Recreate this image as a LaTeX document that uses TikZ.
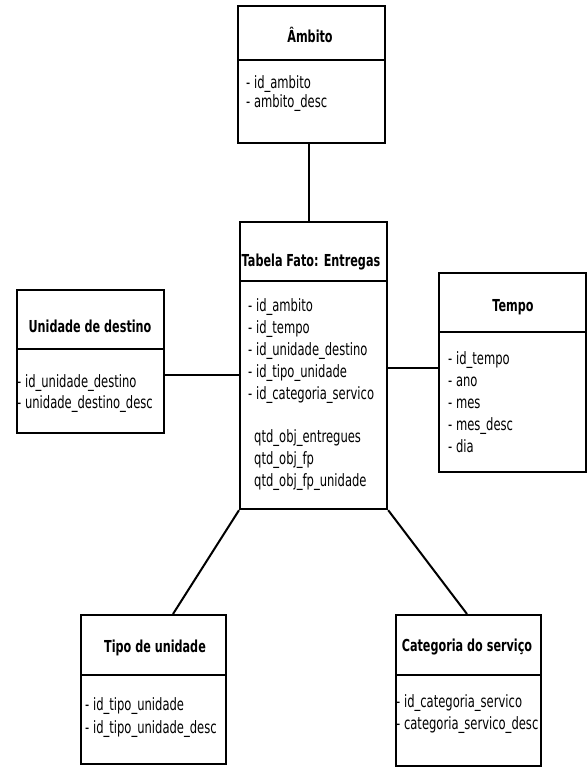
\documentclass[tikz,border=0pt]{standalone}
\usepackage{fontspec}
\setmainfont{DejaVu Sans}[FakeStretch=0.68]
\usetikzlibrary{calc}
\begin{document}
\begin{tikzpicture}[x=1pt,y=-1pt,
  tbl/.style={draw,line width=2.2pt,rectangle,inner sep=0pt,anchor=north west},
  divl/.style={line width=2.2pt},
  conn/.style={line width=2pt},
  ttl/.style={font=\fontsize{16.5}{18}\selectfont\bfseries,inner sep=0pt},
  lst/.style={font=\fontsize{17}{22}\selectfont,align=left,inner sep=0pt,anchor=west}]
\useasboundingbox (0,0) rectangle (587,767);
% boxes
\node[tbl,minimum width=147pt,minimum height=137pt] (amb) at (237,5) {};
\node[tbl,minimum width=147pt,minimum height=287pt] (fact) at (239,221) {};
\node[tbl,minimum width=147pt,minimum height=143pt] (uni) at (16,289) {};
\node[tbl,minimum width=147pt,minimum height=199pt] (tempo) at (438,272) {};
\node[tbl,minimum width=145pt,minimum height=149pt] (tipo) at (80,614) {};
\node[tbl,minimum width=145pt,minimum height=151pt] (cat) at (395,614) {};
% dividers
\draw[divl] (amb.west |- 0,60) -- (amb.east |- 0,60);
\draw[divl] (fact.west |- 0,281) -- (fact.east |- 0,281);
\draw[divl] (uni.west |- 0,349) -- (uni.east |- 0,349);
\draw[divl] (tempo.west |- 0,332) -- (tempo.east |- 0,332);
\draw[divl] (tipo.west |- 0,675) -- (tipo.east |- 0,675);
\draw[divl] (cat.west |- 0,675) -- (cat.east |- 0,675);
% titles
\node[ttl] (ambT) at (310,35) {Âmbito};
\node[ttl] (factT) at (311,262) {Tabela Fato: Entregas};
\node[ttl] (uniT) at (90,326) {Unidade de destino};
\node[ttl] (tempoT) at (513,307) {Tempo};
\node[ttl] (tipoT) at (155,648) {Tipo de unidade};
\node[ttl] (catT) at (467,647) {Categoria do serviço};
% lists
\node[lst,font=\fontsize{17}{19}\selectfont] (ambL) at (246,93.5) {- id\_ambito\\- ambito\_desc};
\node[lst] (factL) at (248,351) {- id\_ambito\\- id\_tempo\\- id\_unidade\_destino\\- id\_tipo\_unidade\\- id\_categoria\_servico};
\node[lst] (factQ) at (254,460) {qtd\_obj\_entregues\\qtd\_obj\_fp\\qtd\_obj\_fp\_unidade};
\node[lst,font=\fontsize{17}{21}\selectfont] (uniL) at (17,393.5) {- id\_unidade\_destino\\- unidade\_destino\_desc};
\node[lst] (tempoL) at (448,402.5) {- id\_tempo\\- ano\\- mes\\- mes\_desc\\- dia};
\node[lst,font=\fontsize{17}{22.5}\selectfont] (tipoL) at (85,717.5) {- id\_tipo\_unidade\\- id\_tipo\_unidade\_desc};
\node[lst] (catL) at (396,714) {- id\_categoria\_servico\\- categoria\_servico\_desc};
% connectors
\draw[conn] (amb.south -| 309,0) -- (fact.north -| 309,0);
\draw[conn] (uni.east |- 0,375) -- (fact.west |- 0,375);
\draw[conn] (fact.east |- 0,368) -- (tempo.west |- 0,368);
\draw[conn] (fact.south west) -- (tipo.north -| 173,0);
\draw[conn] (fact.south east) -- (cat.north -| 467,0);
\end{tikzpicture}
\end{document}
------------------------------
Transcribe the preceding listing in its entirety and with exact wording, leaving out pictures.

* _Response below_:
Recreate this image as a LaTeX document that uses TikZ.
\documentclass[tikz,border=0pt]{standalone}
\usepackage{fontspec}
\setmainfont{DejaVu Sans}[FakeStretch=0.68]
\usetikzlibrary{calc}
\begin{document}
\begin{tikzpicture}[x=1pt,y=-1pt,
  tbl/.style={draw,line width=2.2pt,rectangle,inner sep=0pt,anchor=north west},
  divl/.style={line width=2.2pt},
  conn/.style={line width=2pt},
  ttl/.style={font=\fontsize{16.5}{18}\selectfont\bfseries,inner sep=0pt},
  lst/.style={font=\fontsize{17}{22}\selectfont,align=left,inner sep=0pt,anchor=west}]
\useasboundingbox (0,0) rectangle (587,767);
% boxes
\node[tbl,minimum width=147pt,minimum height=137pt] (amb) at (237,5) {};
\node[tbl,minimum width=147pt,minimum height=287pt] (fact) at (239,221) {};
\node[tbl,minimum width=147pt,minimum height=143pt] (uni) at (16,289) {};
\node[tbl,minimum width=147pt,minimum height=199pt] (tempo) at (438,272) {};
\node[tbl,minimum width=145pt,minimum height=149pt] (tipo) at (80,614) {};
\node[tbl,minimum width=145pt,minimum height=151pt] (cat) at (395,614) {};
% dividers
\draw[divl] (amb.west |- 0,60) -- (amb.east |- 0,60);
\draw[divl] (fact.west |- 0,281) -- (fact.east |- 0,281);
\draw[divl] (uni.west |- 0,349) -- (uni.east |- 0,349);
\draw[divl] (tempo.west |- 0,332) -- (tempo.east |- 0,332);
\draw[divl] (tipo.west |- 0,675) -- (tipo.east |- 0,675);
\draw[divl] (cat.west |- 0,675) -- (cat.east |- 0,675);
% titles
\node[ttl] (ambT) at (310,35) {Âmbito};
\node[ttl] (factT) at (311,262) {Tabela Fato: Entregas};
\node[ttl] (uniT) at (90,326) {Unidade de destino};
\node[ttl] (tempoT) at (513,307) {Tempo};
\node[ttl] (tipoT) at (155,648) {Tipo de unidade};
\node[ttl] (catT) at (467,647) {Categoria do serviço};
% lists
\node[lst,font=\fontsize{17}{19}\selectfont] (ambL) at (246,93.5) {- id\_ambito\\- ambito\_desc};
\node[lst] (factL) at (248,351) {- id\_ambito\\- id\_tempo\\- id\_unidade\_destino\\- id\_tipo\_unidade\\- id\_categoria\_servico};
\node[lst] (factQ) at (254,460) {qtd\_obj\_entregues\\qtd\_obj\_fp\\qtd\_obj\_fp\_unidade};
\node[lst,font=\fontsize{17}{21}\selectfont] (uniL) at (17,393.5) {- id\_unidade\_destino\\- unidade\_destino\_desc};
\node[lst] (tempoL) at (448,402.5) {- id\_tempo\\- ano\\- mes\\- mes\_desc\\- dia};
\node[lst,font=\fontsize{17}{22.5}\selectfont] (tipoL) at (85,717.5) {- id\_tipo\_unidade\\- id\_tipo\_unidade\_desc};
\node[lst] (catL) at (396,714) {- id\_categoria\_servico\\- categoria\_servico\_desc};
% connectors
\draw[conn] (amb.south -| 309,0) -- (fact.north -| 309,0);
\draw[conn] (uni.east |- 0,375) -- (fact.west |- 0,375);
\draw[conn] (fact.east |- 0,368) -- (tempo.west |- 0,368);
\draw[conn] (fact.south west) -- (tipo.north -| 173,0);
\draw[conn] (fact.south east) -- (cat.north -| 467,0);
\end{tikzpicture}
\end{document}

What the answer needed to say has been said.